Het beest met de kracht van tien paarden
Exciting retelling of Greek dramas for YA
Anyone who insults the gods or the king of a city state must expect revenge. In Greek dramas, everything happens for a reason. However ingenious these tales may be, this means it can take a long time for the action to get going. If you want to hear the captivating love story of Theseus and Ariadne, you need to have quite a lot of patience before the highlight of the story comes: the labyrinth and the monster.
That, however, is not the case in this retelling by Lida Dijkstra. The author goes straight to the exciting part: when the fourteen young people sent from Athens as sacrifices are lowered into a dark tunnel. Step by step, it becomes clear how they came to be there, as frescos and other messages on the walls of the labyrinth reveal the story leading up to this point.
The wonderful story of the architect Daedalos and his over-confident son Ikaros, for example, and how Daedalos murders a rival inventor out of jealousy and has to flee from Athens to Crete. Or how King Minos angers the sea god Poseidon, who makes Minos’s wife, Queen Pasiphaë, fall in love with a bull and, as a result, give birth to the Minotauros, half boy, half bull. And how Daedalos and Ikaros escape with wings made by the inventor himself.

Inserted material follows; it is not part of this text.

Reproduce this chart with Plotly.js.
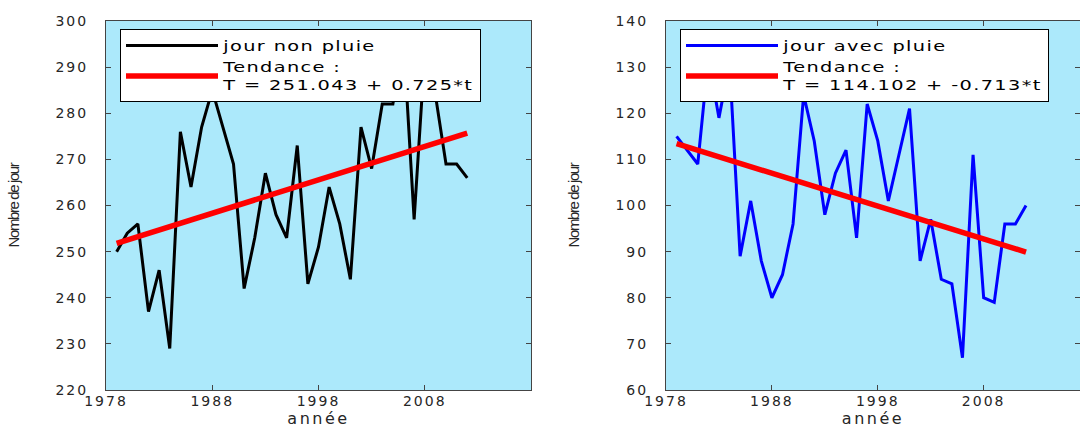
<!DOCTYPE html>
<html><head><meta charset="utf-8">
<script src="https://cdn.plot.ly/plotly-3.0.1.min.js"></script>
<style>
html,body{margin:0;padding:0;background:#fff;}
#chart{width:1080px;height:428px;}
.xtick text,.ytick text,.x2tick text,.y2tick text{letter-spacing:2px;}
svg text.legendtext,svg text.legend2text{letter-spacing:1px;transform-box:fill-box;transform-origin:0 50%;transform:scaleX(1.38);}
.xtitle,.x2title{letter-spacing:2.5px;}
.ytitle,.y2title{letter-spacing:-1.4px;}
</style></head><body><div id="chart"></div>
<script>
const years = [1979,1980,1981,1982,1983,1984,1985,1986,1987,1988,1989,1990,1991,1992,1993,1994,1995,1996,1997,1998,1999,2000,2001,2002,2003,2004,2005,2006,2007,2008,2009,2010,2011,2012];
const joursNonPluie = [250,254,256,237,246,229,276,264,277,285,277,269,242,253,267,258,253,273,243,251,264,256,244,277,268,282,282,296,257,293,284,269,269,266];
const joursAvecPluie = [115,112,109,132,119,131,89,101,88,80,85,96,124,114,98,107,112,93,122,114,101,111,121,88,97,84,83,67,111,80,79,96,96,100];
const trendYears = [1979, 2012];
const trendNonPluie = [251.8, 275.7];
const trendAvecPluie = [113.4, 89.9];
const xTickVals = [1978, 1988, 1998, 2008];
const nameNonPluie = 'jour non pluie';
const nameAvecPluie = 'jour avec pluie';
const nameTrendNonPluie = 'Tendance :<br>T = 251.043 + 0.725*t';
const nameTrendAvecPluie = 'Tendance :<br>T = 114.102 + -0.713*t';
const xTitle = 'année';
const yTitle = 'Nombre de jour';

const FONT = 'DejaVu Sans, Verdana, sans-serif';
const bg = '#ACE9FB';

const traces = [
  {x: years, y: joursNonPluie, type: 'scatter', mode: 'lines', name: nameNonPluie,
   line: {color: '#000000', width: 3}, xaxis: 'x', yaxis: 'y', legend: 'legend'},
  {x: trendYears, y: trendNonPluie, type: 'scatter', mode: 'lines', name: nameTrendNonPluie,
   line: {color: '#FF0000', width: 5.5}, xaxis: 'x', yaxis: 'y', legend: 'legend'},
  {x: years, y: joursAvecPluie, type: 'scatter', mode: 'lines', name: nameAvecPluie,
   line: {color: '#0000FF', width: 3}, xaxis: 'x2', yaxis: 'y2', legend: 'legend2'},
  {x: trendYears, y: trendAvecPluie, type: 'scatter', mode: 'lines', name: nameTrendAvecPluie,
   line: {color: '#FF0000', width: 5.5}, xaxis: 'x2', yaxis: 'y2', legend: 'legend2'}
];

const W = 1080, H = 428;
const yDom = [1 - 390 / H, 1 - 21 / H];
function xAx(dom, range, anchor) {
  return {domain: dom, range: range, anchor: anchor, tickvals: xTickVals, ticks: 'inside', ticklen: 5,
    tickcolor: '#444', showline: true, linecolor: '#444', linewidth: 1, mirror: 'ticks', showgrid: false,
    zeroline: false, tickfont: {family: FONT, size: 14, color: '#262626'},
    ticklabelstandoff: -2, automargin: false,
    title: {text: xTitle, font: {family: FONT, size: 16, color: '#262626'}, standoff: 9}};
}
function yAx(range, anchor) {
  return {domain: yDom, range: range, anchor: anchor, dtick: 10, ticks: 'inside', ticklen: 5,
    tickcolor: '#444', showline: true, linecolor: '#444', linewidth: 1, mirror: 'ticks', showgrid: false,
    zeroline: false, tickfont: {family: FONT, size: 14, color: '#262626'},
    ticklabelstandoff: 14, automargin: false,
    title: {text: yTitle, font: {family: 'Liberation Sans, Arial, sans-serif', size: 15, color: '#262626'}, standoff: 32}};
}
const legStyle = {bgcolor: '#FFFFFF', bordercolor: '#000000', borderwidth: 1,
  font: {family: FONT, size: 14, color: '#000000'}, xanchor: 'left', yanchor: 'top',
  itemwidth: 92, tracegroupgap: 0, itemclick: false, itemdoubleclick: false};

const layout = {
  width: W, height: H,
  margin: {l: 0, r: 0, t: 0, b: 0},
  paper_bgcolor: '#FFFFFF', plot_bgcolor: bg,
  showlegend: true,
  xaxis: xAx([106 / W, 531 / W], [1978, 2018], 'y'),
  yaxis: yAx([220, 300], 'x'),
  xaxis2: xAx([666 / W, 1], [1978, 2017.1], 'y2'),
  yaxis2: yAx([60, 140], 'x2'),
  legend: Object.assign({}, legStyle, {x: 120 / W, y: 1 - 29 / H}),
  legend2: Object.assign({}, legStyle, {x: 680 / W, y: 1 - 29 / H})
};

Plotly.newPlot('chart', traces, layout, {displayModeBar: false, staticPlot: true});
</script></body></html>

The framing story is cleverly constructed. Dijkstra first satisfies the reader’s basic needs. In her version, Theseus has smuggled along some friends disguised as girls and concealed a sword inside his boot. Their journey initially feels more like a school trip gone wrong. However, the closer they come to the monster and to the denouement of Minos’s story, the grimmer it becomes.
Dijkstra skilfully reimagines the story, telling it slowly with lots of new details, and succeeds in making it so realistic that — in spite of gods and monsters — it actually could have happened. This YA novel is just as intelligent and exciting as the legend deserves.
- Djenné Fila (b. 1995), an illustrator from Tilburg, makes her debut in this book.